De um modo geral, a Bundesliga goza de uma boa saúde financeira. Na época 2023/24, os 18 clubes geraram lucros operacionais de cerca de 115 milhões de euros, com 17 dos 18 a terem EBITDA positivo, embora apenas metade tenha fechado com um lucro líquido. Com um rácio salários/receitas de 58%, o mais baixo das grandes ligas, a Bundesliga mantém um modelo sustentável que contrasta com a Premier League ou a Serie A . Em comparação, a LaLiga facturou um nível de receitas semelhante (3,8 mil milhões de euros), mas com rácios de pessoal e margens financeiras menos eficientes.

A sustentabilidade alemã e espanhola é compatível com o desperdício e o espetáculo ingleses?

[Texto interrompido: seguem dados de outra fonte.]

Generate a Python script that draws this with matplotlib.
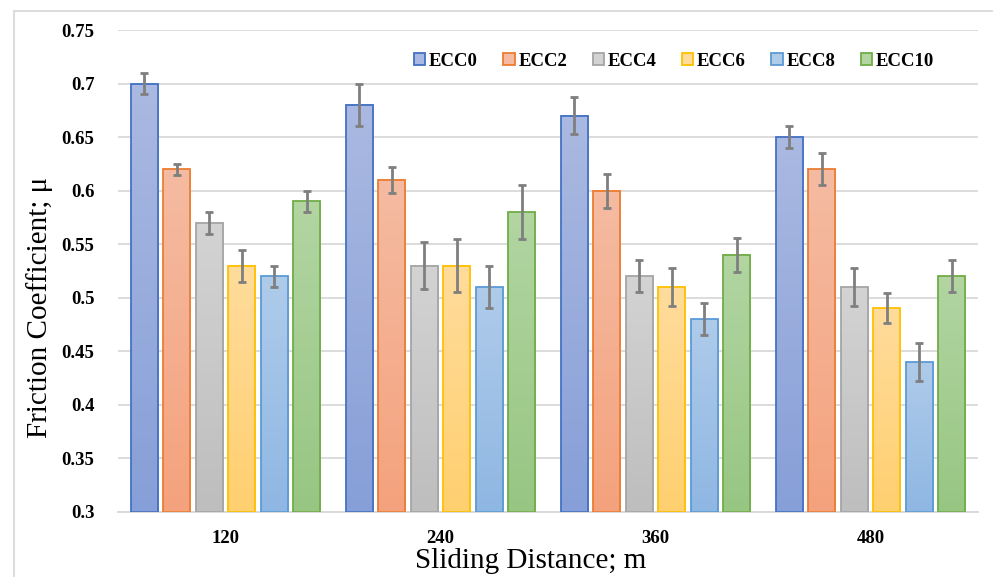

A Bundesliga e a LaLiga apostam em modelos que dão prioridade à estabilidade económica e ao controlo dos custos. Em ambos os casos, o objetivo é evitar que os clubes vivam acima das suas possibilidades, o que reduz o risco de falência e garante a viabilidade a longo prazo. Isto traduz-se em balanços mais equilibrados, plantéis geridos de forma prudente e uma cultura de clube mais enraizada, especialmente na Alemanha, com o seu modelo 50+1 que envolve os sócios na tomada de decisões.

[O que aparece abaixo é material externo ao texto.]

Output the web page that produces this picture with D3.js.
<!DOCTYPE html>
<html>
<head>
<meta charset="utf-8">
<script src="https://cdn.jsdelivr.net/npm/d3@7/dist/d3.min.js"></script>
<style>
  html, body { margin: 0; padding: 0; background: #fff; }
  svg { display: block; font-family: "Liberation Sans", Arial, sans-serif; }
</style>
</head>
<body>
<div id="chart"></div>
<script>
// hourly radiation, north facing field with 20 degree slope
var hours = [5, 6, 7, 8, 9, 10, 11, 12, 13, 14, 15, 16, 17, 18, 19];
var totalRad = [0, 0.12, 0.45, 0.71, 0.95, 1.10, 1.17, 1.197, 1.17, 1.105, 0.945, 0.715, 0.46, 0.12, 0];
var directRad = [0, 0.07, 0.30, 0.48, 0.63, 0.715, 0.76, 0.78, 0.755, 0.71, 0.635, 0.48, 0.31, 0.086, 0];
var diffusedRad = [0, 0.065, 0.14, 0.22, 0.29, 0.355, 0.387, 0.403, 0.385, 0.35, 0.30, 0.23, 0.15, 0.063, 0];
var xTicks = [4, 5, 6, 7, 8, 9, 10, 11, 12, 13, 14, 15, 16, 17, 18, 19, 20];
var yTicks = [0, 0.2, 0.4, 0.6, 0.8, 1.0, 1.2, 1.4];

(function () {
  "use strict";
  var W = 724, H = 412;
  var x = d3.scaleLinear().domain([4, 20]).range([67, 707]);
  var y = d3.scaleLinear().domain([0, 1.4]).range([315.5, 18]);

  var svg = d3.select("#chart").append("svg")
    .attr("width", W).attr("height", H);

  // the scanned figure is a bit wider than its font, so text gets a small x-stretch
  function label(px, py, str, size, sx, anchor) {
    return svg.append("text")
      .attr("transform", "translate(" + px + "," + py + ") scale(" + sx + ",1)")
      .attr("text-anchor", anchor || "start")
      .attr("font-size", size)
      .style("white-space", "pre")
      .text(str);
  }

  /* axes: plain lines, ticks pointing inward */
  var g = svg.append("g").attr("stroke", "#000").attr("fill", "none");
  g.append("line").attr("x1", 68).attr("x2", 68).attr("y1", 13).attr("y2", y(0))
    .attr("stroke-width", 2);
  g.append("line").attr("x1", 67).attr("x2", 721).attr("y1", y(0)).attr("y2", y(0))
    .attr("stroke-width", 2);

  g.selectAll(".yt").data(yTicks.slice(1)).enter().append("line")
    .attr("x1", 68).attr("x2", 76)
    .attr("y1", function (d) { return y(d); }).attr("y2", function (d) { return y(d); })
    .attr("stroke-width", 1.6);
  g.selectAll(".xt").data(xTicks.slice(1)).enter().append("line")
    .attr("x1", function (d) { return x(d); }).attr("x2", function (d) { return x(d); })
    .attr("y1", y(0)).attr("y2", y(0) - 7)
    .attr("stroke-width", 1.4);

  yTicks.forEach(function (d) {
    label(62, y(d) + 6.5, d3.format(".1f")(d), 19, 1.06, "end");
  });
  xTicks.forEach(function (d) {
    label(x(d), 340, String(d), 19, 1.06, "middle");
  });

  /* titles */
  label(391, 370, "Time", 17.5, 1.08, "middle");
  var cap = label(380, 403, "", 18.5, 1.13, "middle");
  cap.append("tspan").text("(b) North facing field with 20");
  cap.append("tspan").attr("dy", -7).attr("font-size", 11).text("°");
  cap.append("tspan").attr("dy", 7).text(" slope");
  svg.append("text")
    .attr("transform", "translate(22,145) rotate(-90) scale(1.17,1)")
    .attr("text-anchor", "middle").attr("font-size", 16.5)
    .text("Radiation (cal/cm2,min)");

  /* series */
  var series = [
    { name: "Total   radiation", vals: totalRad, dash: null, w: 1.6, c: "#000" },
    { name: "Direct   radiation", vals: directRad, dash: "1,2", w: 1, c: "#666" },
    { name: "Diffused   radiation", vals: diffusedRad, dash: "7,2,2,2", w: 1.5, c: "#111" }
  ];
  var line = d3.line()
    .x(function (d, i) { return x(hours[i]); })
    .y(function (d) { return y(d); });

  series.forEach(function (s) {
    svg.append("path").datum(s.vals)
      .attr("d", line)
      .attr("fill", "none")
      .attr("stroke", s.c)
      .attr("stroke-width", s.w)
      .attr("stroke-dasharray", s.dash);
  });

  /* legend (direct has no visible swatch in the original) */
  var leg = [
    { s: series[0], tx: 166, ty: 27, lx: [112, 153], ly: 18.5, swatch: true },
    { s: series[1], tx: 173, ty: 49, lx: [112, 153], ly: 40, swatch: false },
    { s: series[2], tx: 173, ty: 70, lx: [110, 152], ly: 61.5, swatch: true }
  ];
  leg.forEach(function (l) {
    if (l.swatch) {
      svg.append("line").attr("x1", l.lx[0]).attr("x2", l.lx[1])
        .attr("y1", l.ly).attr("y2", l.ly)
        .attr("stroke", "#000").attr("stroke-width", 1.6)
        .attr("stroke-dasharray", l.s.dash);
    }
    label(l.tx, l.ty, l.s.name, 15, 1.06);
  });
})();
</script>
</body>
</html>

A Premier League, por outro lado, representa uma abordagem mais agressiva: grandes investimentos de fundos estrangeiros, salários altíssimos e contratações milionárias aumentam a competitividade e a atração global da liga, mas à custa de riscos financeiros elevados. O espetáculo e a imagem de marca a nível mundial têm muitas vezes precedência sobre a sustentabilidade imediata e os proprietários estão muitas vezes dispostos a assumir prejuízos para manter os seus clubes na elite.

São compatíveis? A curto prazo, nem por isso. A pressão para manter um elevado nível de competição e entretenimento pode levar a excessos financeiros que colidem com a austeridade e a prudência económica. No entanto, a médio e longo prazo, a experiência sugere que apenas modelos sustentáveis podem garantir a saúde financeira e a continuidade dos clubes. O desafio consiste em encontrar um equilíbrio: como combinar investimento, crescimento e entretenimento sem sacrificar a estabilidade.